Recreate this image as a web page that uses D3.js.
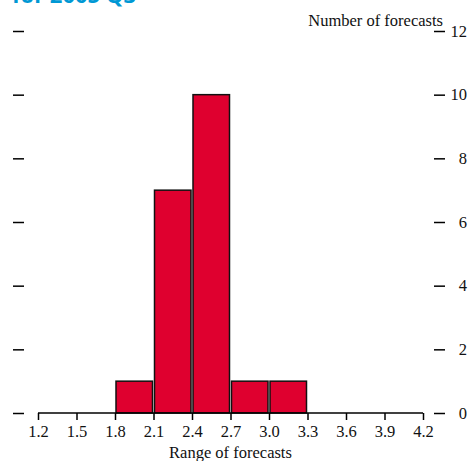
<!DOCTYPE html>
<html><head><meta charset="utf-8">
<script src="https://cdn.jsdelivr.net/npm/d3@7"></script>
<style>html,body{margin:0;padding:0;background:#fff;overflow:hidden}</style>
</head><body>
<svg id="c" width="469" height="461"></svg>
<script>
const binStarts = [1.8, 2.1, 2.4, 2.7, 3.0];
const binWidth = 0.3;
const counts = [1, 7, 10, 1, 1];
const xTicks = [1.2, 1.5, 1.8, 2.1, 2.4, 2.7, 3.0, 3.3, 3.6, 3.9, 4.2];
const yTicks = [0, 2, 4, 6, 8, 10, 12];
const titleText = "for 2005 Q3";
const yTitle = "Number of forecasts";
const xTitle = "Range of forecasts";

const svg = d3.select("#c");
const serif = "'Liberation Serif', 'DejaVu Serif', serif";
const fs = 16.5;
const x = d3.scaleLinear().domain([1.2, 4.2]).range([38, 423]);
const y = d3.scaleLinear().domain([0, 12]).range([413, 31]);

svg.append("text").attr("x", 12).attr("y", 3)
  .attr("font-family", "'Open Sans', 'DejaVu Sans', sans-serif").attr("font-weight", "bold")
  .attr("font-size", 22).attr("fill", "#0098D4").text(titleText);

// bars
svg.selectAll("rect.bar").data(binStarts).enter().append("rect")
  .attr("x", (d) => x(d) + 1)
  .attr("width", (d) => x(d + binWidth) - x(d) - 2)
  .attr("y", (d, i) => y(counts[i]))
  .attr("height", (d, i) => y(0) - y(counts[i]))
  .attr("fill", "#DF002F").attr("stroke", "#111").attr("stroke-width", 1.5);

// x axis
const xAxis = d3.axisBottom(x).tickValues(xTicks).tickSize(7).tickPadding(5)
  .tickFormat(d3.format(".1f"));
const gx = svg.append("g").attr("transform", `translate(0,${y(0)})`).call(xAxis);
gx.select(".domain").attr("stroke", "#000").attr("stroke-width", 1.5).attr("d", `M${x(1.2)},0H${x(4.2)}`);
gx.selectAll(".tick line").attr("stroke", "#000").attr("stroke-width", 1.5);
gx.selectAll(".tick text").attr("font-family", serif).attr("font-size", fs).attr("fill", "#111");

// y ticks both sides
const left = d3.axisLeft(y).tickValues(yTicks).tickSize(11).tickFormat("");
const gl = svg.append("g").attr("transform", "translate(24,0)").call(left);
gl.select(".domain").remove();
gl.selectAll(".tick line").attr("stroke", "#000").attr("stroke-width", 1.5);

const right = d3.axisRight(y).tickValues(yTicks).tickSize(11).tickPadding(0).tickFormat(d => d);
const gr = svg.append("g").attr("transform", "translate(434,0)").call(right);
gr.select(".domain").remove();
gr.selectAll(".tick line").attr("stroke", "#000").attr("stroke-width", 1.5);
gr.selectAll(".tick text").attr("x", 33).attr("text-anchor", "end")
  .attr("font-family", serif).attr("font-size", fs).attr("fill", "#111");

svg.append("text").attr("x", 443).attr("y", 26).attr("text-anchor", "end")
  .attr("font-family", serif).attr("font-size", fs).attr("fill", "#111").text(yTitle);
svg.append("text").attr("x", x(2.7)).attr("y", 458).attr("text-anchor", "middle")
  .attr("font-family", serif).attr("font-size", fs).attr("fill", "#111").text(xTitle);
</script>
</body></html>
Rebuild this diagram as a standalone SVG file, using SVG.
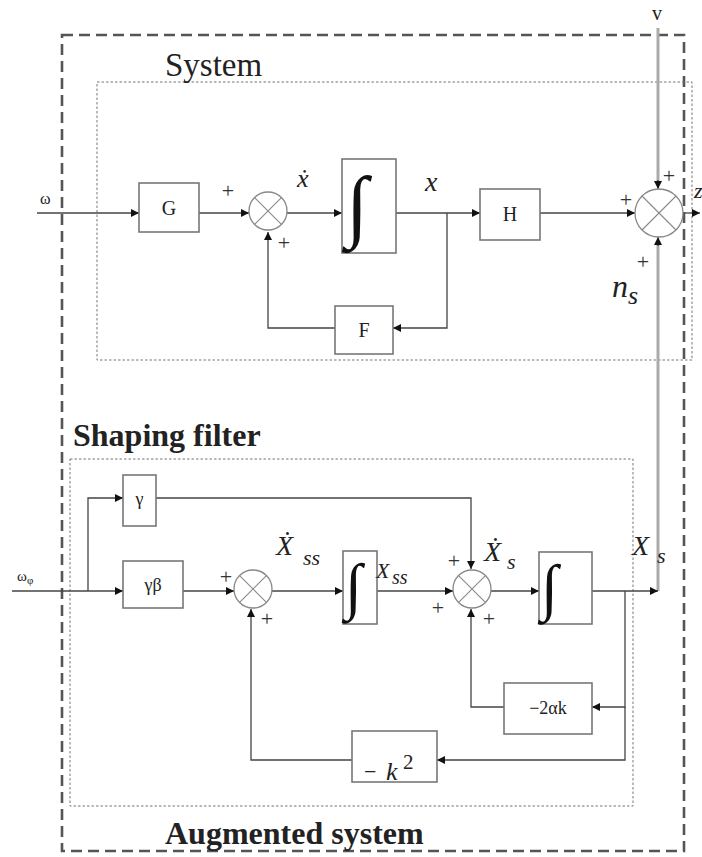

### Task to carry out
Omit any images, then output the listing exactly.

### Exercise result
Recreate this image as a web page that uses D3.js.
<!DOCTYPE html>
<html><head><meta charset="utf-8">
<script src="https://cdn.jsdelivr.net/npm/d3@7"></script>
<style>html,body{margin:0;padding:0;background:#fff;overflow:hidden}</style>
</head><body>
<svg id="c" width="469" height="461"></svg>
<script>
const binStarts = [1.8, 2.1, 2.4, 2.7, 3.0];
const binWidth = 0.3;
const counts = [1, 7, 10, 1, 1];
const xTicks = [1.2, 1.5, 1.8, 2.1, 2.4, 2.7, 3.0, 3.3, 3.6, 3.9, 4.2];
const yTicks = [0, 2, 4, 6, 8, 10, 12];
const titleText = "for 2005 Q3";
const yTitle = "Number of forecasts";
const xTitle = "Range of forecasts";

const svg = d3.select("#c");
const serif = "'Liberation Serif', 'DejaVu Serif', serif";
const fs = 16.5;
const x = d3.scaleLinear().domain([1.2, 4.2]).range([38, 423]);
const y = d3.scaleLinear().domain([0, 12]).range([413, 31]);

svg.append("text").attr("x", 12).attr("y", 3)
  .attr("font-family", "'Open Sans', 'DejaVu Sans', sans-serif").attr("font-weight", "bold")
  .attr("font-size", 22).attr("fill", "#0098D4").text(titleText);

// bars
svg.selectAll("rect.bar").data(binStarts).enter().append("rect")
  .attr("x", (d) => x(d) + 1)
  .attr("width", (d) => x(d + binWidth) - x(d) - 2)
  .attr("y", (d, i) => y(counts[i]))
  .attr("height", (d, i) => y(0) - y(counts[i]))
  .attr("fill", "#DF002F").attr("stroke", "#111").attr("stroke-width", 1.5);

// x axis
const xAxis = d3.axisBottom(x).tickValues(xTicks).tickSize(7).tickPadding(5)
  .tickFormat(d3.format(".1f"));
const gx = svg.append("g").attr("transform", `translate(0,${y(0)})`).call(xAxis);
gx.select(".domain").attr("stroke", "#000").attr("stroke-width", 1.5).attr("d", `M${x(1.2)},0H${x(4.2)}`);
gx.selectAll(".tick line").attr("stroke", "#000").attr("stroke-width", 1.5);
gx.selectAll(".tick text").attr("font-family", serif).attr("font-size", fs).attr("fill", "#111");

// y ticks both sides
const left = d3.axisLeft(y).tickValues(yTicks).tickSize(11).tickFormat("");
const gl = svg.append("g").attr("transform", "translate(24,0)").call(left);
gl.select(".domain").remove();
gl.selectAll(".tick line").attr("stroke", "#000").attr("stroke-width", 1.5);

const right = d3.axisRight(y).tickValues(yTicks).tickSize(11).tickPadding(0).tickFormat(d => d);
const gr = svg.append("g").attr("transform", "translate(434,0)").call(right);
gr.select(".domain").remove();
gr.selectAll(".tick line").attr("stroke", "#000").attr("stroke-width", 1.5);
gr.selectAll(".tick text").attr("x", 33).attr("text-anchor", "end")
  .attr("font-family", serif).attr("font-size", fs).attr("fill", "#111");

svg.append("text").attr("x", 443).attr("y", 26).attr("text-anchor", "end")
  .attr("font-family", serif).attr("font-size", fs).attr("fill", "#111").text(yTitle);
svg.append("text").attr("x", x(2.7)).attr("y", 458).attr("text-anchor", "middle")
  .attr("font-family", serif).attr("font-size", fs).attr("fill", "#111").text(xTitle);
</script>
</body></html>
Rebuild this diagram as a standalone SVG file, using SVG.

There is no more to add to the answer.